Almost every country which had not been at war with us was represented among the guests round about, ‘Allies’ and ‘Neutrals’ alike. The ‘Iron Curtain’ states (a new phrase), from time to time irascible about hospitality offered or accepted, had on this occasion turned up in force. Looking round the room, one noted an increase in darker skins. Aiguillettes were more abundant, their gold lace thicker. Here was gathered together again an order of men with whom I should always feel an odd sense of fellowship, though now, among this crowd of uniformed figures, chattering, laughing, downing their drinks, not one of their forerunners remained with whom I had formerly transacted military business. Only two or three of those present were even familiar by sight.

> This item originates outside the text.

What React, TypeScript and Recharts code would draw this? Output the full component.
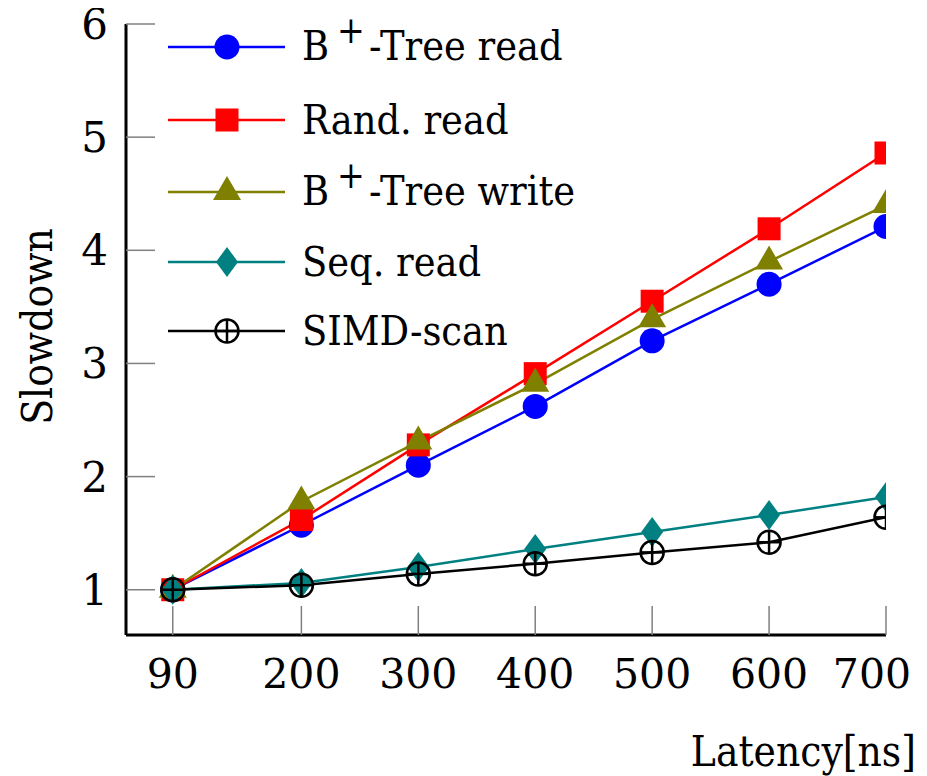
import React from 'react';
import { LineChart, Line, XAxis, YAxis, Legend } from 'recharts';

const latencies = [90, 200, 300, 400, 500, 600, 700];
const btreeRead = [1, 1.57, 2.1, 2.62, 3.2, 3.7, 4.21];
const randRead = [1, 1.62, 2.28, 2.91, 3.55, 4.19, 4.86];
const btreeWrite = [1, 1.78, 2.31, 2.82, 3.39, 3.9, 4.4];
const seqRead = [1, 1.06, 1.2, 1.36, 1.51, 1.66, 1.82];
const simdScan = [1, 1.04, 1.14, 1.23, 1.33, 1.42, 1.64];

const xTicks = [90, 200, 300, 400, 500, 600, 700];
const yTicks = [1, 2, 3, 4, 5, 6];

const data = latencies.map((l, i) => ({
  latency: l,
  btreeRead: btreeRead[i],
  randRead: randRead[i],
  btreeWrite: btreeWrite[i],
  seqRead: seqRead[i],
  simdScan: simdScan[i],
}));

const FONT = "'DejaVu Serif', serif";
const FONTC = "'DejaVu Serif Condensed', 'DejaVu Serif', serif";
const BLUE = '#0000ff';
const RED = '#ff0000';
const OLIVE = '#808000';
const TEAL = '#008080';
const BLACK = '#000000';

type Kind = 'circle' | 'square' | 'triangle' | 'diamond' | 'oplus';

const marker = (kind: Kind, cx: number, cy: number, color: string, key?: any) => {
  switch (kind) {
    case 'circle':
      return <circle key={key} cx={cx} cy={cy} r={12.5} fill={color} />;
    case 'square':
      return <rect key={key} x={cx - 11.5} y={cy - 11.5} width={23} height={23} fill={color} />;
    case 'triangle':
      return <path key={key} d={`M${cx},${cy - 16}L${cx + 14},${cy + 8}L${cx - 14},${cy + 8}Z`} fill={color} />;
    case 'diamond':
      return <path key={key} d={`M${cx},${cy - 15}L${cx + 11},${cy}L${cx},${cy + 15}L${cx - 11},${cy}Z`} fill={color} />;
    case 'oplus':
      return (
        <g key={key}>
          <circle cx={cx} cy={cy} r={11.5} fill="none" stroke={color} strokeWidth={2.5} />
          <line x1={cx - 11.5} y1={cy} x2={cx + 11.5} y2={cy} stroke={color} strokeWidth={2.5} />
          <line x1={cx} y1={cy - 11.5} x2={cx} y2={cy + 11.5} stroke={color} strokeWidth={2.5} />
        </g>
      );
  }
  return null;
};

const series: { key: string; name: string; color: string; kind: Kind; sup: boolean; rest: string }[] = [
  { key: 'btreeRead', name: 'B+-Tree read', color: BLUE, kind: 'circle', sup: true, rest: '-Tree read' },
  { key: 'randRead', name: 'Rand. read', color: RED, kind: 'square', sup: false, rest: 'Rand. read' },
  { key: 'btreeWrite', name: 'B+-Tree write', color: OLIVE, kind: 'triangle', sup: true, rest: '-Tree write' },
  { key: 'seqRead', name: 'Seq. read', color: TEAL, kind: 'diamond', sup: false, rest: 'Seq. read' },
  { key: 'simdScan', name: 'SIMD-scan', color: BLACK, kind: 'oplus', sup: false, rest: 'SIMD-scan' },
];

const rowHeights = [72, 73, 72, 67, 72];

const renderLegend = () => (
  <div style={{ fontFamily: FONTC, fontStretch: 'condensed', fontSize: 41, color: '#000' }}>
    {series.map((s, i) => (
      <div key={s.key} style={{ display: 'flex', alignItems: 'center', height: rowHeights[i] }}>
        <svg width={117} height={40} style={{ display: 'block' }}>
          <line x1={0} y1={20} x2={117} y2={20} stroke={s.color} strokeWidth={2.5} />
          {marker(s.kind, 59, 20, s.color)}
        </svg>
        <span style={{ marginLeft: 17, lineHeight: '72px', whiteSpace: 'nowrap' }}>
          {s.sup ? (
            <>
              B
              <span style={{ fontSize: '0.9em', position: 'relative', top: -17, marginLeft: 8, marginRight: 4 }}>+</span>
              {s.rest}
            </>
          ) : (
            s.rest
          )}
        </span>
      </div>
    ))}
  </div>
);

const YTick = (props: any) => {
  const { x, y, payload } = props;
  return (
    <g>
      <line x1={x} y1={y} x2={x + 29} y2={y} stroke="#808080" strokeWidth={1.5} />
      <text x={x - 18} y={y + 15} textAnchor="end" fontFamily={FONT} fontSize={42} fill="#000">
        {payload.value}
      </text>
    </g>
  );
};

const XTick = (props: any) => {
  const { x, y, payload } = props;
  const halfW = 39;
  const shift = Math.min(0, 903 - (x + halfW));
  return (
    <g>
      <line x1={x} y1={y} x2={x} y2={y - 29} stroke="#808080" strokeWidth={1.5} />
      <text x={x + shift} y={y + 53} textAnchor="middle" fontFamily={FONT} fontSize={41} fill="#000">
        {payload.value}
      </text>
    </g>
  );
};

export default function App() {
  return (
    <div>
      <style>{`html, body { overflow: hidden !important; } .recharts-wrapper, .recharts-surface { overflow: visible !important; }`}</style>
      <LineChart
        width={919}
        height={768}
        data={data}
        margin={{ top: 16, right: 41, left: 0, bottom: 0 }}
      >
        <XAxis
          type="number"
          dataKey="latency"
          domain={[50, 700]}
          ticks={xTicks}
          allowDataOverflow
          height={141}
          tickSize={0}
          tickMargin={0}
          tickLine={false}
          axisLine={{ stroke: '#000', strokeWidth: 3 }}
          tick={<XTick />}
          interval={0}
          label={{
            content: (p: any) => {
              const vb = p.viewBox || { x: 118, y: 627, width: 760, height: 141 };
              return (
                <text x={vb.x + vb.width + 30} y={vb.y + 131} textAnchor="end" fontFamily={FONTC} style={{ fontStretch: 'condensed' }} fontSize={42} fill="#000">
                  Latency[ns]
                </text>
              );
            },
          }}
        />
        <YAxis
          type="number"
          domain={[0.6, 6]}
          ticks={yTicks}
          allowDataOverflow
          width={118}
          tickSize={0}
          tickMargin={0}
          tickLine={false}
          axisLine={{ stroke: '#000', strokeWidth: 3 }}
          tick={<YTick />}
          interval={0}
          label={{
            content: (p: any) => {
              const vb = p.viewBox || { x: 0, y: 16, width: 118, height: 611 };
              const cx = vb.x + 44;
              const cy = vb.y + vb.height / 2 - 3;
              return (
                <text x={cx} y={cy} transform={`rotate(-90, ${cx}, ${cy})`} textAnchor="middle" fontFamily={FONTC} style={{ fontStretch: 'condensed' }} fontSize={42} fill="#000">
                  Slowdown
                </text>
              );
            },
          }}
        />
        <Legend
          layout="vertical"
          align="center"
          verticalAlign="middle"
          content={renderLegend}
          wrapperStyle={{ position: 'absolute', top: 3, left: 160, width: 'auto' }}
        />
        {series.map((s) => (
          <Line
            key={s.key}
            dataKey={s.key}
            name={s.name}
            stroke={s.color}
            strokeWidth={2.5}
            isAnimationActive={false}
            dot={(p: any) => marker(s.kind, p.cx, p.cy, s.color, `${s.key}-${p.index}`)}
            activeDot={false}
          />
        ))}
      </LineChart>
    </div>
  );
}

Jean, rather superb in what was called ‘The New Look’ (another recent phrase), was dressed in a manner to which hardly any woman in this country, unless she possessed unusually powerful tentacles, could at that time aspire. She greeted us at the door. That she had become so fashionable had to be attributed, one supposed, to her husband. In the old days much of her charm – so it had seemed – had been to look like a well-turned-out schoolgirl, rather than an enchantress on the cover of a fashion magazine. The slight, inexpressibly slight, foreign intonation she had now acquired, or affected, went well with the splendours of haute couture.